Amen, a great example is "The American President," where Ms. Bening is smirky and holier-than-thou from start to finish, as was Michael Douglas… "Why aren't YOU a member of the ACLU?" Now that's smirky.
My Beatty props are for "Heaven Can Wait." Great fun film.
Yeah, the good old days of "Little Caesar" and "Public Enemy" and "Scarface" and…wait a minute.
I always found it amusing that Beatty loved to play the most evil people and try to not only justify them, but gain sympathy for them. Bonnie & Clyde, Reds, Bugsy, even Shampoo, it was always the same. At least Annette Benning apparently got him to stop trying to screw every single woman in Hollywood, but that's about all I can say for either of them.
"The whole point of "Big Hollywood" is our desire that Hollywood return to the days of making good Americans into the hero again."
Well, that's news to me.

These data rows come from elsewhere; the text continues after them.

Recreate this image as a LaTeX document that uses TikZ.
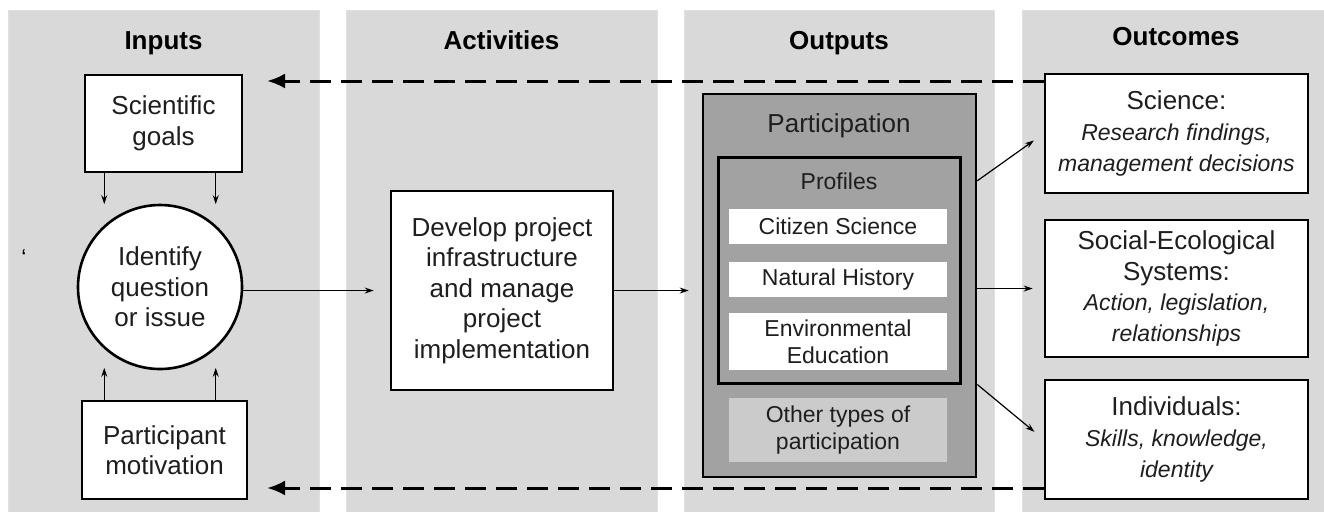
\documentclass[tikz,border=0pt]{standalone}
\usepackage{fontspec}
\setmainfont{Liberation Sans}
\usetikzlibrary{arrows.meta, calc}
\definecolor{panelgray}{HTML}{D9D9D9}
\definecolor{partgray}{HTML}{A2A2A2}
\definecolor{othergray}{HTML}{CBCBCB}
\definecolor{textgray}{HTML}{1E1E1E}
\newcommand{\txtL}{\fontsize{13pt}{15.3pt}\selectfont}
\newcommand{\txtS}{\fontsize{11.5pt}{13.5pt}\selectfont}
\tikzset{
	panel/.style={fill=panelgray, draw=black!12},
	heading/.style={font=\txtL\bfseries, anchor=base},
	box/.style={draw, line width=1.3pt, fill=white, align=center, inner sep=0pt, font=\txtL, text=textgray},
	entry/.style={fill=white, align=center, inner sep=0pt, minimum width=109pt, font=\txtS, text=textgray},
	flow/.style={-{Stealth[length=4.5pt, width=3pt]}, line width=0.6pt},
	fb/.style={-{Latex[length=9pt, width=7.5pt]}, line width=1.5pt, dash pattern=on 10.5pt off 5pt}
}

\begin{document}
\begin{tikzpicture}[x=0.5pt, y=-0.5pt]
\useasboundingbox (0,0) rectangle (1324,511);
\fill[white] (0,0) rectangle (1324,511);
\foreach \xa/\xb/\t/\ty [count=\i] in {8/319/Inputs/49, 346/657/Activities/49, 684/994/Outputs/49, 1022/1330/Outcomes/45}
	\draw[panel] (\xa,10) rectangle (\xb,516) node[heading] (head\i) at ({(\xa+\xb)/2},\ty) {\t};
\node[font=\txtS] (tick) at (24,258) {`};

\node[box, minimum width=78.5pt, minimum height=48.5pt] (goals) at (163.5,123.5) {Scientific\\goals};
\node[box, circle, minimum size=82pt] (idq) at (160,287) {Identify\\question\\or issue};
\node[box, minimum width=82.5pt, minimum height=49pt] (motiv) at (164.5,450) {Participant\\motivation};
\node[box, minimum width=111pt, minimum height=99.5pt] (dev) at (502,290.5)
	{Develop project\\infrastructure\\and manage\\project\\implementation};

\node[draw, line width=1.3pt, fill=partgray, minimum width=136.5pt, minimum height=191.5pt] (part) at (839.5,285.5) {};
\node[font=\txtL, text=textgray, anchor=base] (parttitle) at (839,132) {Participation};
\node[draw, line width=1.5pt, fill=partgray, minimum width=121pt, minimum height=113pt] (prof) at (839,270) {};
\node[font=\txtS, text=textgray, anchor=base] (proftitle) at (839,189) {Profiles};
\foreach \n/\y/\h/\t in {cs/226.5/17.5/Citizen Science, nh/279.5/17.5/Natural History, ee/341.5/28.5/Environmental\\Education}
	\node[entry, minimum height=\h pt] (\n) at (838,\y) {\t};
\node[entry, fill=othergray, minimum height=32pt] (other) at (838,430) {Other types of\\participation};

\node[box, minimum width=131.5pt, minimum height=59.5pt] (sci) at (1176.5,133.5)
	{Science:\\{\txtS\itshape Research findings,}\\{\txtS\itshape management decisions}};
\node[box, minimum width=131.5pt, minimum height=68.5pt] (ses) at (1176.5,288.5)
	{Social-Ecological\\Systems:\\{\txtS\itshape Action, legislation,}\\{\txtS\itshape relationships}};
\node[box, minimum width=131.5pt, minimum height=59.5pt] (ind) at (1176.5,439.5)
	{Individuals:\\{\txtS\itshape Skills, knowledge,}\\{\txtS\itshape identity}};

\foreach \a in {132,48}
	\draw[flow, shorten >=10.5pt] (goals.south -| idq.\a) -- (idq.\a);
\foreach \a in {228,312}
	\draw[flow, shorten >=9.5pt] (motiv.north -| idq.\a) -- (idq.\a);
\draw[flow, shorten >=8pt] (idq.east |- dev.west) -- (dev.west);
\draw[flow, shorten >=6.5pt] (dev.east) -- (dev.east -| part.west);
\draw[flow, shorten >=6pt] (part.east |- proftitle.center) -- (sci.west);
\draw[flow, shorten >=5.5pt] (part.east |- ses.west) -- (ses.west);
\draw[flow, shorten >=6pt] (part.east |- prof.south) -- (ind.west);

\coordinate (fbtop) at (267,81);
\coordinate (fbbot) at (267,488);
\draw[fb] (sci.west |- fbtop) -- (fbtop);
\draw[fb] (ind.west |- fbbot) -- (fbbot);
\end{tikzpicture}
\end{document}
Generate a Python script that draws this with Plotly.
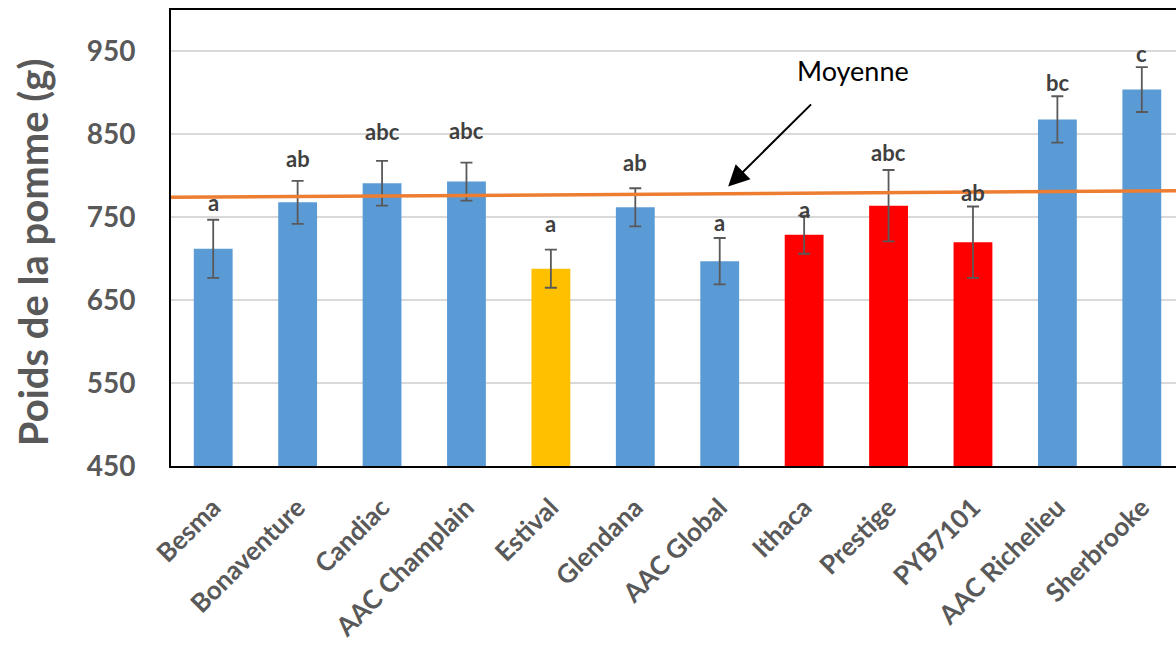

Yeah, sure I'd love more films like that but "values" are more important than content and "Bugsy" is a very moral film that shows that the price of sin is misery and an early, violent death. If I had kids, when they were in their mid-teens I'd show them "Bugsy" as an exercise in what life is like when you pursue pleasure instead of happiness.
Beatty's politics are a lot like Richard Gere's. He's not mean-spirited he's kind of goofy.
I like Warrent Beatty personally. I disagree with him, but he's never said anything I found offensive. He's also a very good actor and movie star.
"He's not mean-spirited he's kind of goofy. "
EXACTLY ! That's what I was trying to say in my long winded way.
Speaking of politics, on Sunday TCM played Ben Hur with Osbourn and Alec Baldwin as hosts. Alec goes on to say how he so admired Charlton Heston even though they had opposing political views. I kept thinking of the tribute to dead stars at the Oscars where no one applauded for Charlton Heston when his image appeared.
Bening had "it" from her first scene in The Grifters. She still catches your eye. As for politics, talent is a gift to be appreciated, we could all die tomorrow and I didn't used to be this smart.
That scene in The Grifters sure caught my eyes – had to push them back in my head.
If only I didn't know what an enormously psychopathic liberal jerk Beatty is.